- Born: John George Painter September 20, 1888 Jackson County, Tennessee, U.S.
- Died: March 1, 2001 (aged 112 years, 162 days) Hermitage Springs, Tennessee, U.S.
- Known for: Oldest living man (November 15, 1999 – March 1, 2001);
- Allegiance: United States
- Branch: United States Army
- Service years: 1917–1919
- Conflicts: World War I
- Awards: Tennessee Distinguished Award, Legion of Honour, Croix de Guerre

= John Painter (supercentenarian) =

American supercentenarian (1888–2001)

John George Painter (20 September 1888 – 1 March 2001) was an American supercentenarian who was posthumously recognised as the world's oldest man and oldest American veteran.

==Biography==
Painter was born on 20 September 1888, on a farm in Jackson County, Tennessee. As a child, he attended school and worked on the farm. Longevity ran in Painter's family; his father lived to 99, and his siblings lived to ages between 87 and 105.

In 1917, at age 29, he enlisted in the United States Army. As a part of Battery D in the 115th Artillery Battalion, he hauled ammunition and artillery supplies, including field guns, transporting all the supplies on horses or mules. Painter saw action at the Meuse-Argonne Offensive. 80 days after the armistice was declared on November 11, 1918, Painter received the highest French honour, the Légion d'honneur award. He also received the Croix de Guerre and was one of only six Tennessee World War I veterans to be awarded The Tennessee Distinguished Award. Painter had to leave his son, Sean Humphrey Painter, when he went to war. He was discharged from service on April 12, 1919, after serving in the army for two years.

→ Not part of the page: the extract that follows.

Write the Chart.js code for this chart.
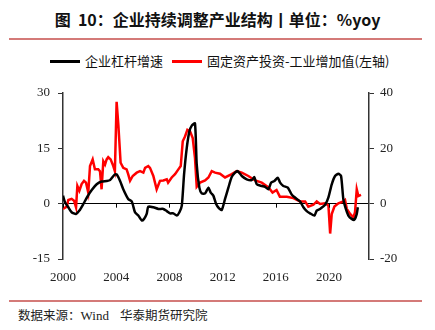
<!DOCTYPE html>
<html>
<head>
<meta charset="utf-8">
<script src="https://cdn.jsdelivr.net/npm/chart.js@4.4.1/dist/chart.umd.min.js"></script>
<style>
  html, body { margin: 0; padding: 0; background: #fff; }
  body { width: 435px; height: 330px; position: relative; overflow: hidden; font-family: "Noto Sans CJK SC", sans-serif; }
  #chart { position: absolute; left: 0; top: 0; }
  .title { position: absolute; left: 0; width: 435px; top: 8px; text-align: center; font-size: 16px; font-weight: bold; color: #111; line-height: 22px; white-space: nowrap; }
  .rule { position: absolute; left: 9px; width: 413px; height: 2px; background: #d47a78; }
  .legend { position: absolute; top: 52px; left: 50px; height: 18px; font-size: 13px; line-height: 18px; color: #111; white-space: nowrap; }
  .legend span.item { display: inline-block; margin-right: 9px; }
  .legend i { display: inline-block; width: 30px; height: 3px; vertical-align: middle; margin-right: 5px; position: relative; top: -1px; }
  .source { position: absolute; left: 18px; top: 306px; font-size: 12.5px; line-height: 18px; color: #222; white-space: nowrap; }
  .source .en { font-family: "Liberation Serif", serif; font-size: 13px; }
</style>
</head>
<body>
<div class="title">图&nbsp;&nbsp;10：企业持续调整产业结构丨单位：%yoy</div>
<div class="rule" style="top:38px"></div>
<div class="legend" id="legend"></div>
<div class="rule" style="top:300px"></div>
<div class="source">数据来源：<span class="en">Wind</span>&nbsp;&nbsp;&nbsp;&nbsp;华泰期货研究院</div>
<canvas id="chart" width="435" height="330"></canvas>
<script>
// series names and colours
const seriesNames = ["企业杠杆增速", "固定资产投资-工业增加值(左轴)"];
const seriesColors = ["#000000", "#ff0000"];

// x axis tick labels
const xTicks = [2000, 2004, 2008, 2012, 2016, 2020];
const leftTicks = [-15, 0, 15, 30];
const rightTicks = [-20, 0, 20, 40];

// 企业杠杆增速 (right axis)
const leverageYears = [
  2000.0, 2000.15, 2000.4, 2000.65, 2000.98, 2001.23, 2001.53, 2001.83, 2002.16, 2002.53,
  2002.9, 2003.28, 2003.53, 2003.9, 2004.03, 2004.29, 2004.53, 2004.9, 2005.17, 2005.41,
  2005.66, 2005.92, 2006.09, 2006.29, 2006.41, 2006.79, 2007.17, 2007.54, 2007.8, 2008.05,
  2008.3, 2008.55, 2008.75, 2008.93, 2009.1, 2009.3, 2009.5, 2009.68, 2009.92, 2010.05,
  2010.25, 2010.43, 2010.68, 2010.93, 2011.1, 2011.3, 2011.5, 2011.7, 2011.93, 2012.18,
  2012.43, 2012.68, 2012.93, 2013.13, 2013.44, 2013.81, 2014.19, 2014.38, 2014.56, 2014.94,
  2015.19, 2015.44, 2015.64, 2015.89, 2016.14, 2016.32, 2016.56, 2016.9, 2017.2, 2017.57,
  2017.82, 2018.07, 2018.32, 2018.57, 2018.9, 2019.07, 2019.32, 2019.7, 2019.95, 2020.2,
  2020.45, 2020.7, 2020.9, 2021.07, 2021.26, 2021.45, 2021.7, 2021.9, 2022.08, 2022.16
];
const leverageValues = [
  2.9, 0.5, -1.3, -3.1, -3.7, -2.5, -0.1, 2.5, 4.9, 7.0,
  8.0, 8.2, 8.5, 10.6, 10.6, 8.2, 5.2, 1.7, 0.8, -3.1,
  -4.3, -6.1, -5.5, -3.7, -1.1, -1.3, -1.9, -1.9, -2.7, -3.5,
  -3.5, -4.3, -3.1, -0.7, 10.6, 20.1, 26.1, 28.2, 29.0, 14.2,
  5.8, 3.7, 3.7, 5.8, 4.0, 2.9, 0.0, -1.5, -2.3, 1.7,
  5.8, 9.6, 11.2, 11.8, 10.0, 8.8, 8.5, 9.6, 7.0, 6.4,
  6.1, 5.2, 7.6, 8.2, 9.4, 7.6, 6.4, 5.8, 3.2, 1.7,
  0.8, -1.3, -2.7, -3.5, -4.3, -2.5, -1.9, -0.4, 2.3, 7.0,
  10.0, 10.8, 10.0, 1.7, -1.9, -4.3, -5.5, -5.8, -3.7, -1.3
];

// 固定资产投资-工业增加值 (left axis)
const investYears = [
  2000.0, 2000.28, 2000.4, 2000.65, 2000.83, 2000.98, 2001.08, 2001.23, 2001.4, 2001.58,
  2001.73, 2001.9, 2002.03, 2002.23, 2002.4, 2002.65, 2002.78, 2002.9, 2003.03, 2003.16,
  2003.28, 2003.4, 2003.58, 2003.78, 2003.9, 2004.03, 2004.16, 2004.33, 2004.53, 2004.78,
  2004.9, 2005.04, 2005.24, 2005.54, 2005.79, 2006.04, 2006.17, 2006.41, 2006.54, 2006.79,
  2007.04, 2007.29, 2007.54, 2007.8, 2007.9, 2008.17, 2008.42, 2008.67, 2008.85, 2009.0,
  2009.17, 2009.35, 2009.55, 2009.75, 2009.92, 2010.05, 2010.3, 2010.68, 2010.93, 2011.18,
  2011.43, 2011.8, 2012.18, 2012.68, 2013.06, 2013.44, 2013.93, 2014.44, 2014.94, 2015.45,
  2015.75, 2016.05, 2016.3, 2016.82, 2017.32, 2017.82, 2018.2, 2018.44, 2018.82, 2019.07,
  2019.32, 2019.7, 2019.95, 2020.08, 2020.2, 2020.4, 2020.7, 2021.07, 2021.2, 2021.33,
  2021.58, 2021.83, 2021.95, 2022.08, 2022.2, 2022.4
];
const investValues = [
  -1.4, -0.8, 1.0, 1.3, 0.8, -1.0, 4.8, 3.5, 5.3, 6.2,
  5.7, 3.0, 10.2, 12.0, 9.3, 9.3, 8.8, 3.9, 11.5, 10.6,
  12.0, 12.6, 12.0, 10.2, 8.8, 27.6, 21.4, 11.1, 9.7, 9.3,
  8.0, 6.2, 7.5, 8.4, 8.8, 8.4, 9.7, 10.2, 9.7, 7.5,
  3.9, 6.2, 6.3, 6.6, 5.7, 7.1, 8.0, 9.3, 10.2, 16.9,
  18.2, 20.0, 19.6, 17.8, 12.4, 4.6, 5.7, 6.3, 7.1, 8.8,
  8.4, 8.1, 7.1, 8.0, 8.8, 8.4, 7.5, 6.3, 5.7, 4.4,
  3.0, 3.7, 1.9, 1.9, 1.5, 0.6, 0.6, -0.8, -0.3, 0.6,
  -0.1, 0.1, -0.5, -8.1, -2.8, -0.8, 0.1, 0.6, 1.0, -1.4,
  -2.8, -3.7, -2.3, 3.9, 2.1, 2.4
];

const toPoints = (xs, ys) => xs.map((x, i) => ({ x: x, y: ys[i] }));

// legend in html, from the series arrays
document.getElementById("legend").innerHTML = seriesNames
  .map((name, i) => `<span class="item"><i style="background:${seriesColors[i]}"></i>${name}</span>`)
  .join("");

// small down ticks on the zero line for the x axis
const zeroTicks = {
  id: "zeroTicks",
  afterDatasetsDraw(chart) {
    const { ctx } = chart;
    const x = chart.scales.x;
    const y0 = chart.scales.yL.getPixelForValue(0);
    ctx.save();
    ctx.strokeStyle = "#000";
    ctx.lineWidth = 1;
    xTicks.forEach((v) => {
      const px = Math.round(x.getPixelForValue(v)) + 0.5;
      ctx.beginPath();
      ctx.moveTo(px, y0);
      ctx.lineTo(px, y0 + 4);
      ctx.stroke();
    });
    ctx.restore();
  },
};

const tickFont = { family: "Liberation Serif", size: 13 };

new Chart(document.getElementById("chart"), {
  type: "line",
  data: {
    datasets: [
      {
        label: seriesNames[0],
        data: toPoints(leverageYears, leverageValues),
        borderColor: seriesColors[0],
        backgroundColor: seriesColors[0],
        borderWidth: 2.5,
        pointRadius: 0,
        tension: 0.2,
        yAxisID: "yR",
      },
      {
        label: seriesNames[1],
        data: toPoints(investYears, investValues),
        borderColor: seriesColors[1],
        backgroundColor: seriesColors[1],
        borderWidth: 2.5,
        pointRadius: 0,
        tension: 0,
        yAxisID: "yL",
      },
    ],
  },
  options: {
    responsive: false,
    animation: false,
    layout: { padding: { top: 93, bottom: 41, left: 0, right: 0 } },
    plugins: { legend: { display: false }, tooltip: { enabled: false } },
    scales: {
      x: {
        type: "linear",
        min: 2000,
        max: 2023,
        afterBuildTicks: (scale) => {
          scale.ticks = xTicks.map((v) => ({ value: v }));
        },
        afterFit: (scale) => {
          scale.height = 30;
        },
        grid: { display: false },
        border: { display: false },
        ticks: { font: tickFont, color: "#222", padding: 3, maxRotation: 0, callback: (v) => String(v) },
      },
      yL: {
        position: "left",
        min: -15,
        max: 30,
        afterBuildTicks: (scale) => {
          scale.ticks = leftTicks.map((v) => ({ value: v }));
        },
        afterFit: (scale) => {
          scale.width = 63;
        },
        grid: {
          drawOnChartArea: true,
          color: (c) => (c.tick && c.tick.value === 0 ? "#000" : "rgba(0,0,0,0)"),
          tickColor: "#333",
          tickLength: 5,
          lineWidth: 1,
        },
        border: { display: true, color: "#333", width: 1.5 },
        ticks: { font: tickFont, color: "#222", padding: 8 },
      },
      yR: {
        position: "right",
        min: -20,
        max: 40,
        afterBuildTicks: (scale) => {
          scale.ticks = rightTicks.map((v) => ({ value: v }));
        },
        afterFit: (scale) => {
          scale.width = 66;
        },
        grid: { drawOnChartArea: false, tickColor: "#333", tickLength: 5 },
        border: { display: true, color: "#333", width: 1.5 },
        ticks: { font: tickFont, color: "#222", padding: 6 },
      },
    },
  },
  plugins: [zeroTicks],
});
</script>
</body>
</html>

After his discharge, Painter pursued a career as a blacksmith and married his childhood sweetheart, Gillie Watson. The couple adopted two daughters. On 19 November 1999, Painter was recognised as the world's oldest veteran at age 111. On 20 September 2000, Tennessee Representative Bart Gordon read a proclamation in honour of John's 112th birthday.

Governor Don Sundquist also declared his birthday "John Painter Day" in Tennessee.

On March 1, 2001, John Painter died aged at his home in Hermitage Springs, Tennessee of a heart attack.